The main thing that really makes a great horror game, in my opinion, is the atmosphere and sense of dread and uneasiness the setting puts you in. The first half or so of Outlast does this really well. The asylum is new to the player and terrifying, you visit a number of differing areas, enemies aren’t too numerous, weird characters comment and follow you around; it makes for a great feeling of unease. Unfortunately, this doesn’t stay static through the whole game. Instead, about halfway through, the game kind of runs out of ideas. Enemies become so numerous and always aware of where you are that getting past them stops being scary, but instead becomes annoying. Typically you have to solve puzzles or find switches to hit while being pursued by these ultra-intelligent inmates. If it’s an area you haven’t been to yet, you won’t even be familiar enough with the area to explore it, because you’re too busy being chased. That said, not every chase scene in Outlast is annoying an unfair. There are a couple (especially before that halfway point) that are really well done and put you on edge with a real sense of tension. Usually when I replay Outlast, I give up at the halfway point simply because that area is SO ANNOYING. After a while, puzzles get very predictable too. Hitting a switch spawns an enemy, or alerts them to your presence, so might as well just hide in this closet for the next 5 minutes while he comes and goes. You probably spend a good 1/3 of Outlast hiding in lockers or under beds waiting for enemies to go away. Another problem, in my opinion, is the science fiction setting near the end of the game.
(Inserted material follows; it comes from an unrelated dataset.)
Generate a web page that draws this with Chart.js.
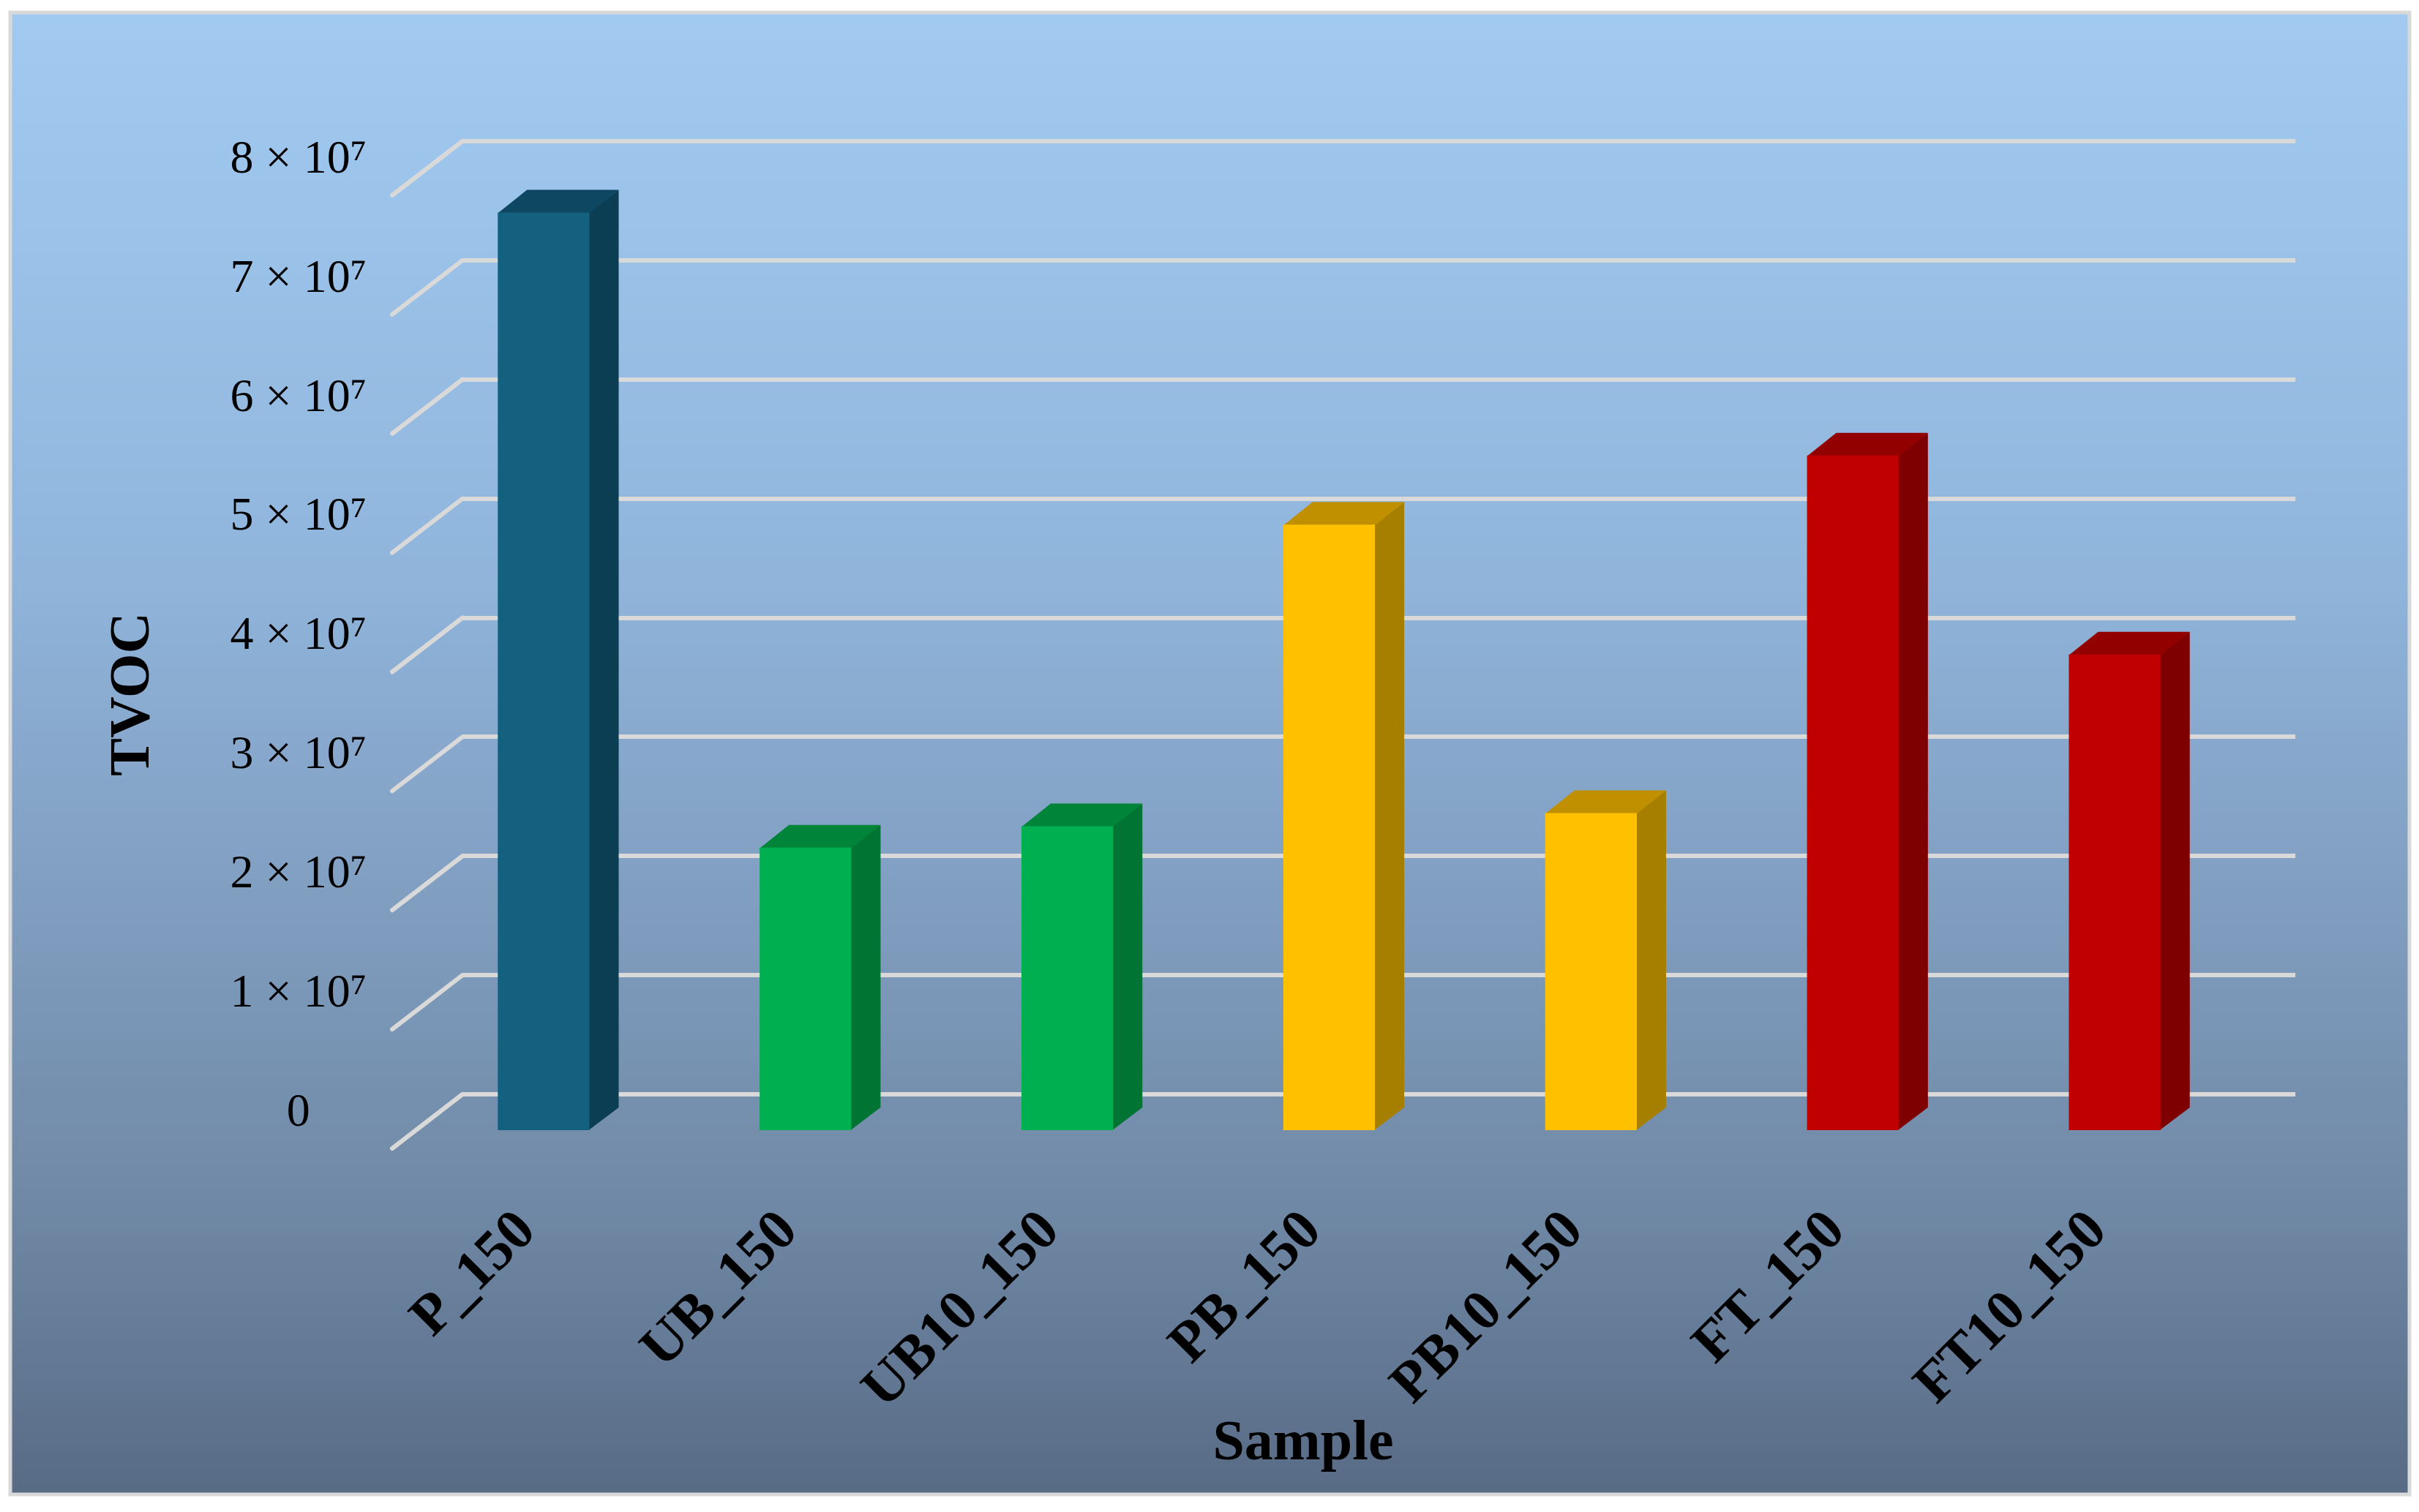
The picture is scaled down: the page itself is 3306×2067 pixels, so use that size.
<!DOCTYPE html>
<html>
<head>
<meta charset="utf-8">
<script src="https://cdn.jsdelivr.net/npm/chart.js@4.4.0/dist/chart.umd.min.js"></script>
<style>
  html, body { margin: 0; padding: 0; background: #ffffff; }
  #wrap { width: 3306px; height: 2067px; }
</style>
</head>
<body>
<div id="wrap"><canvas id="myChart" width="3306" height="2067"></canvas></div>
<script>
    // данные
    const samples = ['P_150', 'UB_150', 'UB10_150', 'PB_150', 'PB10_150', 'FT_150', 'FT10_150'];
    const tvoc = [7.72e7, 2.39e7, 2.57e7, 5.10e7, 2.68e7, 5.68e7, 4.01e7];
    const tickLabels = ['0', '1 × 10⁷', '2 × 10⁷', '3 × 10⁷', '4 × 10⁷', '5 × 10⁷', '6 × 10⁷', '7 × 10⁷', '8 × 10⁷'];

    const frontColors = ['#14607F', '#00B050', '#00B050', '#FFC000', '#FFC000', '#C00000', '#C00000'];
    const sideColors = ['#0B3E53', '#007432', '#007432', '#A67F00', '#A67F00', '#7F0000', '#7F0000'];
    const topColors = ['#0D4761', '#00843A', '#00843A', '#C09000', '#C09000', '#920000', '#920000'];

    const FRONT = { x: -68, y: 52 };  // сдвиг передней грани столбца от задней стенки
    const DEPTH = { x: 40, y: -31 };  // глубина столбца
    const FLOOR = { x: -96, y: 74 };  // от задней стенки к переднему краю пола
    const gridColor = '#D9D9D9';

    let myChart;

    const fake3d = {
        id: 'fake3d',
        beforeDraw(chart) {
            let ctx = chart.ctx;
            ctx.save();
            ctx.fillStyle = '#ffffff';
            ctx.fillRect(0, 0, chart.width, chart.height);
            let g = ctx.createLinearGradient(0, 17, 0, 2043);
            g.addColorStop(0, '#A2CAF0');
            g.addColorStop(0.35, '#92B7DE');
            g.addColorStop(0.6, '#809EC0');
            g.addColorStop(0.8, '#7089A6');
            g.addColorStop(1, '#586B85');
            ctx.fillStyle = g;
            ctx.fillRect(14, 17, 3279, 2026);
            ctx.strokeStyle = gridColor;
            ctx.lineWidth = 5;
            ctx.strokeRect(14, 17, 3279, 2026);
            ctx.restore();
        },
        beforeDatasetsDraw(chart) {
            // косые линии от стенки к полу
            let ctx = chart.ctx;
            let y = chart.scales.y;
            let left = chart.chartArea.left;
            ctx.save();
            ctx.strokeStyle = gridColor;
            ctx.lineWidth = 6;
            ctx.lineCap = 'round';
            y.ticks.forEach(t => {
                let py = y.getPixelForValue(t.value);
                ctx.beginPath();
                ctx.moveTo(left, py);
                ctx.lineTo(left + FLOOR.x, py + FLOOR.y);
                ctx.stroke();
            });
            ctx.restore();
        },
        beforeDatasetDraw(chart, args) {
            let ctx = chart.ctx;
            ctx.save();
            ctx.translate(FRONT.x, FRONT.y);
            args.meta.data.forEach((bar, i) => {
                let l = bar.x - bar.width / 2;
                let r = bar.x + bar.width / 2;
                // боковая грань
                ctx.fillStyle = sideColors[i];
                ctx.beginPath();
                ctx.moveTo(r - 1, bar.y);
                ctx.lineTo(r + DEPTH.x, bar.y + DEPTH.y);
                ctx.lineTo(r + DEPTH.x, bar.base + DEPTH.y);
                ctx.lineTo(r - 1, bar.base);
                ctx.closePath();
                ctx.fill();
                // верхняя грань
                ctx.fillStyle = topColors[i];
                ctx.beginPath();
                ctx.moveTo(l, bar.y + 1);
                ctx.lineTo(l + DEPTH.x, bar.y + DEPTH.y);
                ctx.lineTo(r + DEPTH.x, bar.y + DEPTH.y);
                ctx.lineTo(r, bar.y + 1);
                ctx.closePath();
                ctx.fill();
            });
        },
        afterDatasetDraw(chart) {
            chart.ctx.restore();
        },
        afterDraw(chart) {
            let ctx = chart.ctx;
            ctx.save();
            ctx.fillStyle = '#000000';
            ctx.font = 'bold 78px "Liberation Serif"';
            ctx.textAlign = 'center';
            ctx.textBaseline = 'middle';
            ctx.fillText('Sample', 1781, 1975);
            ctx.translate(183, 949);
            ctx.rotate(-Math.PI / 2);
            ctx.fillText('TVOC', 0, 0);
            ctx.restore();
        }
    };

    let ctx = document.getElementById('myChart');
    myChart = new Chart(ctx, {
        type: 'bar',
        data: {
            labels: samples,
            datasets: [{
                label: 'TVOC',
                data: tvoc,
                backgroundColor: frontColors,
                borderWidth: 0,
                barPercentage: 1,
                categoryPercentage: 0.35,
                clip: false
            }]
        },
        options: {
            responsive: false,
            animation: false,
            devicePixelRatio: 1,
            layout: {
                padding: { top: 193, right: 169, left: 0, bottom: 0 }
            },
            plugins: {
                legend: { display: false },
                tooltip: { enabled: false }
            },
            scales: {
                x: {
                    grid: { display: false },
                    border: { display: false },
                    ticks: {
                        autoSkip: false,
                        minRotation: 45,
                        maxRotation: 45,
                        padding: 134,
                        labelOffset: -90,
                        color: '#000000',
                        font: { family: 'Liberation Serif', size: 78, weight: 'bold' }
                    },
                    afterFit: (scale) => { scale.height = 571; }
                },
                y: {
                    min: 0,
                    max: 8e7,
                    grid: { color: gridColor, lineWidth: 6, drawTicks: false },
                    border: { display: false },
                    ticks: {
                        stepSize: 1e7,
                        callback: (v, i) => tickLabels[i],
                        padding: 131,
                        crossAlign: 'center',
                        labelOffset: 26,
                        color: '#000000',
                        font: { family: 'Liberation Serif', size: 64 }
                    },
                    afterFit: (scale) => { scale.width = 632; }
                }
            }
        },
        plugins: [fake3d]
    });
</script>
</body>
</html>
While the game slowly builds up to it, the last 1/4th of the game is really kind of boring and forgettable, and leads up to a disappointing (at least I thought so) ending.
The last thing that irks me about Outlast is its reliance on jump scares. Jump scares are not scary, they are startling. They have their place in horror, no doubt, but I often find them a quick, cheap thrill. Again, for me, horror is about the unsettling and sense of dread, not about loud sound cues and in-your-face monsters. The rattling of chains in the distance as it slowly approaches you is much more frightening than turning a corner and a creepy guy is standing there with a loud noise to accompany him. After a while you can just start to anticipate where a “scare” is going to pop up. Not a fan of that.
Lastly, Whistleblower has the same problems as the base game, but in reverse. Instead, it’s fairly uninteresting up until the last 1/4th. Most of it has you pursued by an uninteresting and annoying enemy that seems to know your every whereabout (sound familiar) until eventually you meet a really crazy character. The first bit puts you in that sci-fi setting as well, but once you get out of there, the creepiness really ramps up from there. Another cool thing is that you’ll see events from the first game happening as you attempt to escape Mount Massive as well, making for some really cool “fan service” moments so to speak.
The Bottom Line
- Unique and effective camcorder mechanic.
- Mostly varied environments.
- The first half of the game.
- Enemies that stop being scary and start being annoying.
- Heavy reliance on jump scares.
- The last bit of the game just kind of runs out of steam and leaves you with a disappointing ending.
Final Score: 8/10
Outlast is by no means a bad game, again, especially the first half or so. It just kind of runs out of steam near the end, that’s all. If you’re a horror fan, definitely check it out, it’s still a really good game, it’s just flawed in ways that can’t make me put it up there with Amnesia or Silent Hill 2.